# [INFORMATION PROVIDED]
## BEGIN
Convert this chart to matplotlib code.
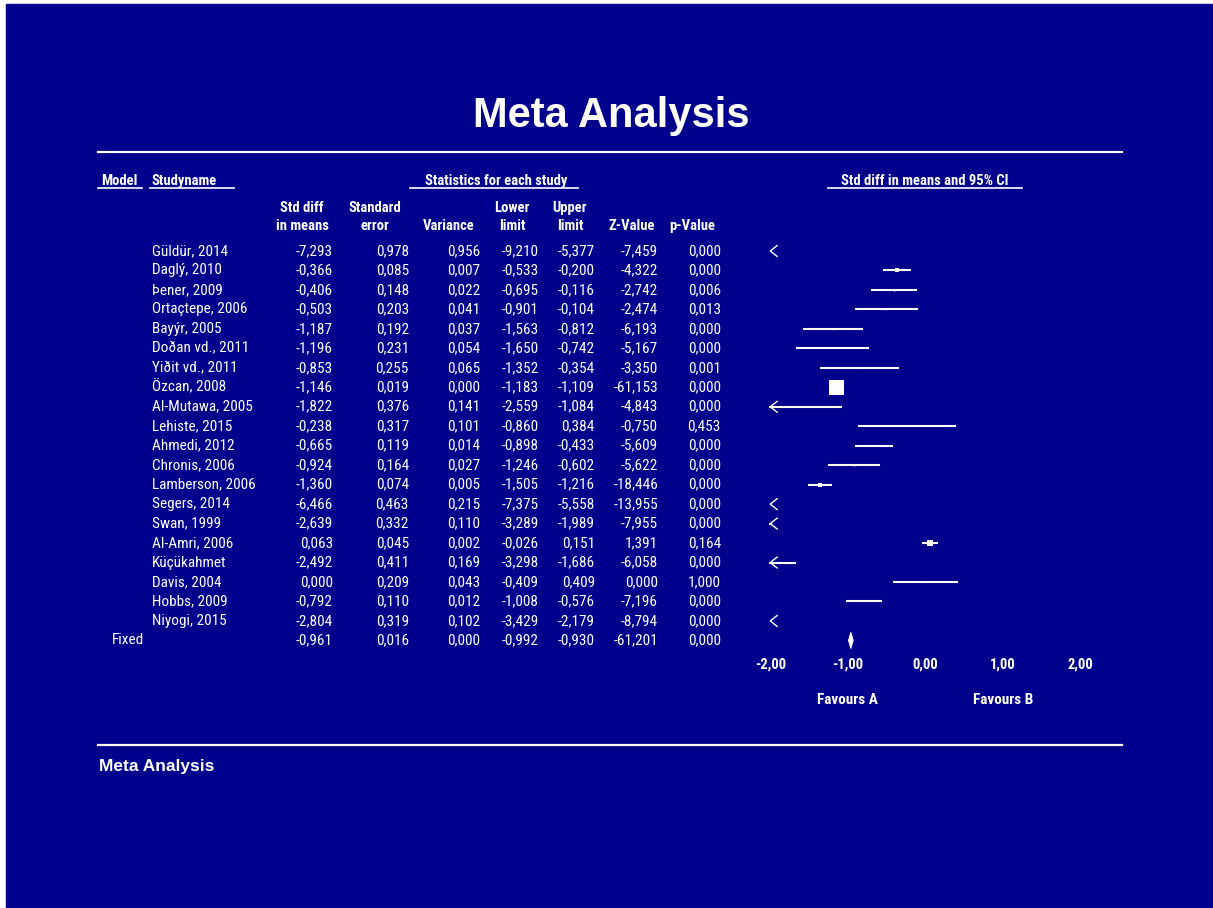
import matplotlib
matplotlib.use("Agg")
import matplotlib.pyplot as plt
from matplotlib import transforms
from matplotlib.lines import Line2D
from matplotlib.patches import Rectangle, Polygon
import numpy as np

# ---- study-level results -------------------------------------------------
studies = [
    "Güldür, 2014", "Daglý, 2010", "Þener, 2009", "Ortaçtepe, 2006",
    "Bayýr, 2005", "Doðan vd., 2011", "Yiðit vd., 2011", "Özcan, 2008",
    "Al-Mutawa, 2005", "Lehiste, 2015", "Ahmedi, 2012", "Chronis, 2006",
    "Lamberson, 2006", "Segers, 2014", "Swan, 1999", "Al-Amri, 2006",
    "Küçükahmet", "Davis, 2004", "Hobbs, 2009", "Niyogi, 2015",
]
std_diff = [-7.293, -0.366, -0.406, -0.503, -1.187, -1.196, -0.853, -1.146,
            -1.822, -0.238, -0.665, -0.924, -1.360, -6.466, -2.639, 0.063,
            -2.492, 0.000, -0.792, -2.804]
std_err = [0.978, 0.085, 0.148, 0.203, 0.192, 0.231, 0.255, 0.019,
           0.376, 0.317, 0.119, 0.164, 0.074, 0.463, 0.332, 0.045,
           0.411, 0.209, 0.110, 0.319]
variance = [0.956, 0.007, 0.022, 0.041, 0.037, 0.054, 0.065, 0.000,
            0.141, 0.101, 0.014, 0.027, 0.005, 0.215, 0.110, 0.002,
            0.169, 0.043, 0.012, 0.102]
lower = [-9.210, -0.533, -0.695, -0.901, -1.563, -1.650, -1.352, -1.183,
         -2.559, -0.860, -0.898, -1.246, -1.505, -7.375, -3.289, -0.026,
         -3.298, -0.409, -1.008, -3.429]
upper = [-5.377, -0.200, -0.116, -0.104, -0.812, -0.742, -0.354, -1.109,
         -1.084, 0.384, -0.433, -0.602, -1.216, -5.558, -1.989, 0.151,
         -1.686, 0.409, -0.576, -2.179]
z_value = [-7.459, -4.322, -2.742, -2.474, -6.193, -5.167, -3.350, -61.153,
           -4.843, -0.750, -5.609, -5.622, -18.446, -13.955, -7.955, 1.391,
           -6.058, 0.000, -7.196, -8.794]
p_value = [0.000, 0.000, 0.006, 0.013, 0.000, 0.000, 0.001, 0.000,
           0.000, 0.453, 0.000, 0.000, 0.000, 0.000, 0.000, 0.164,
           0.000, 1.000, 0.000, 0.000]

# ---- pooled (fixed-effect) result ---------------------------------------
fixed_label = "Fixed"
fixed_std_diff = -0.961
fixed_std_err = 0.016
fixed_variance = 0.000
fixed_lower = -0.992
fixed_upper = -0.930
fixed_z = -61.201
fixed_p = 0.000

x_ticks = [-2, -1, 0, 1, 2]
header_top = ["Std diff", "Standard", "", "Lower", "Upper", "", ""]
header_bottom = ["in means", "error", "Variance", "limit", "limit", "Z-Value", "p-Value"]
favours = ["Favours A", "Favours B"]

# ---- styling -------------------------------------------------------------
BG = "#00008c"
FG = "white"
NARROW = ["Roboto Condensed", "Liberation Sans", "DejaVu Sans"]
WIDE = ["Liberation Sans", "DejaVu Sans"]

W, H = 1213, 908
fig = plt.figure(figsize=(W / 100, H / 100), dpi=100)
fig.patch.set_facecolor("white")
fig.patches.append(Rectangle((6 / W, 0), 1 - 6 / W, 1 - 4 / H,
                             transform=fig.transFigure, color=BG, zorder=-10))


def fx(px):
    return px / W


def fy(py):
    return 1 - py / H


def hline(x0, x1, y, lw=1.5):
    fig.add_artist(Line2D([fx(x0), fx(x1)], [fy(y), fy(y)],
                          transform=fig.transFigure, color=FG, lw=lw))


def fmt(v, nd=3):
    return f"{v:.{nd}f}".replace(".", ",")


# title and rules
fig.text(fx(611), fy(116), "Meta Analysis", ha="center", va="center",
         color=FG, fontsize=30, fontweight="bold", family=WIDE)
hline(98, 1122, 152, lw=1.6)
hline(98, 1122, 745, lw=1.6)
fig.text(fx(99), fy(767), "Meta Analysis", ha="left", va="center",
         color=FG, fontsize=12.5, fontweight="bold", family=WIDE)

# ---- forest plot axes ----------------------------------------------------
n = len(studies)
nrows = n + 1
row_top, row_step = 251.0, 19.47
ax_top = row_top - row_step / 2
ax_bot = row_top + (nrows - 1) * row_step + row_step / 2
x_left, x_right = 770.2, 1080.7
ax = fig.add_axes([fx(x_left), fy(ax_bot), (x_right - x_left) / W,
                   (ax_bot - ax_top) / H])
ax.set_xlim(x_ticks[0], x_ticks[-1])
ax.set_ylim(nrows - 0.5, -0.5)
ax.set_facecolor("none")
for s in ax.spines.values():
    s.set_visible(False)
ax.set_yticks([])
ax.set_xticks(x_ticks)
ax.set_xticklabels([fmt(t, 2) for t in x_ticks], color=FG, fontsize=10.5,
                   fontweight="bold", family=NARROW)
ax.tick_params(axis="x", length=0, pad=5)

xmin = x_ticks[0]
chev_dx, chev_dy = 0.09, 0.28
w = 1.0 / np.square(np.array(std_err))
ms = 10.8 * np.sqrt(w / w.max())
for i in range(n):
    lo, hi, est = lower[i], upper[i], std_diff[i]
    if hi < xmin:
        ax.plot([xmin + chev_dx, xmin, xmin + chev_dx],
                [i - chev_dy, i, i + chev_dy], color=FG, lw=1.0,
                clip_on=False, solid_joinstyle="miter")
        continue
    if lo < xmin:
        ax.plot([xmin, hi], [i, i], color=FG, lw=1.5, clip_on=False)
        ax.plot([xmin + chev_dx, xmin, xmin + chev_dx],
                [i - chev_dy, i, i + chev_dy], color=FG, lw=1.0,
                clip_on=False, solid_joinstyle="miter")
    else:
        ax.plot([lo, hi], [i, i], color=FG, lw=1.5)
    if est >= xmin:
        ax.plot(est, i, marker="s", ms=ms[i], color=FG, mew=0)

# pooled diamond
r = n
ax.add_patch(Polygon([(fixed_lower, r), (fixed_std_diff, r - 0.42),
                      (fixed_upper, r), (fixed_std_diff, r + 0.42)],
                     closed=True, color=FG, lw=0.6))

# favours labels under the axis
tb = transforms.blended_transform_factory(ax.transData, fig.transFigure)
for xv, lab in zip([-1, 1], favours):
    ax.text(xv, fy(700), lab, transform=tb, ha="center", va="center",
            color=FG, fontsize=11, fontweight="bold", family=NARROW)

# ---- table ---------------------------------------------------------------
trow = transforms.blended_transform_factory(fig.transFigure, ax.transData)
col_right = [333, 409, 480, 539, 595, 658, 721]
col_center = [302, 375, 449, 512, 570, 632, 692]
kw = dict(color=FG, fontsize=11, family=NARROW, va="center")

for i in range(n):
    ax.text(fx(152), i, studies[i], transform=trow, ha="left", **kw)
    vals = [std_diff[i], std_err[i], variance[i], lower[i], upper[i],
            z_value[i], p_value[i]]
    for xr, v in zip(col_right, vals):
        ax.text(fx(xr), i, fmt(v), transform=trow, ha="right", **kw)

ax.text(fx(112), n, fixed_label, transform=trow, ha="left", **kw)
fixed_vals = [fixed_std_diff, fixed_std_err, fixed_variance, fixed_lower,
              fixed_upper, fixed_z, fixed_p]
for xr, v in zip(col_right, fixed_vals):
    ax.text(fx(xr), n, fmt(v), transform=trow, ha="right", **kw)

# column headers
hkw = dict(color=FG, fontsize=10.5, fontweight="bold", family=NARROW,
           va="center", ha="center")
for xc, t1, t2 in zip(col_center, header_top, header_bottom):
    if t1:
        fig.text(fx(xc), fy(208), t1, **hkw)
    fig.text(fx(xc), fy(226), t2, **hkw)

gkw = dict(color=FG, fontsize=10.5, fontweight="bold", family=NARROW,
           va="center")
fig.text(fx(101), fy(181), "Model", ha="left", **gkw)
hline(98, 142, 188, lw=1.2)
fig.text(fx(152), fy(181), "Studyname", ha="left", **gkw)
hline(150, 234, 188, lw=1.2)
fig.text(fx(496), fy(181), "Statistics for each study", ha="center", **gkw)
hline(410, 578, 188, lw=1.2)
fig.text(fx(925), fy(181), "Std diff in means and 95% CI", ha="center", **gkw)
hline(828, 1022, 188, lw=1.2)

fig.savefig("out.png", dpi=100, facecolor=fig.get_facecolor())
## END
# [EXERCISE]
Repeat, word for word and with no pictures, only the lines running from the beginning of the data to the line that contains "import numpy as np".

# [OUTPUT FOR THIS EXERCISE]
Convert this chart to matplotlib code.
import matplotlib
matplotlib.use("Agg")
import matplotlib.pyplot as plt
from matplotlib import transforms
from matplotlib.lines import Line2D
from matplotlib.patches import Rectangle, Polygon
import numpy as np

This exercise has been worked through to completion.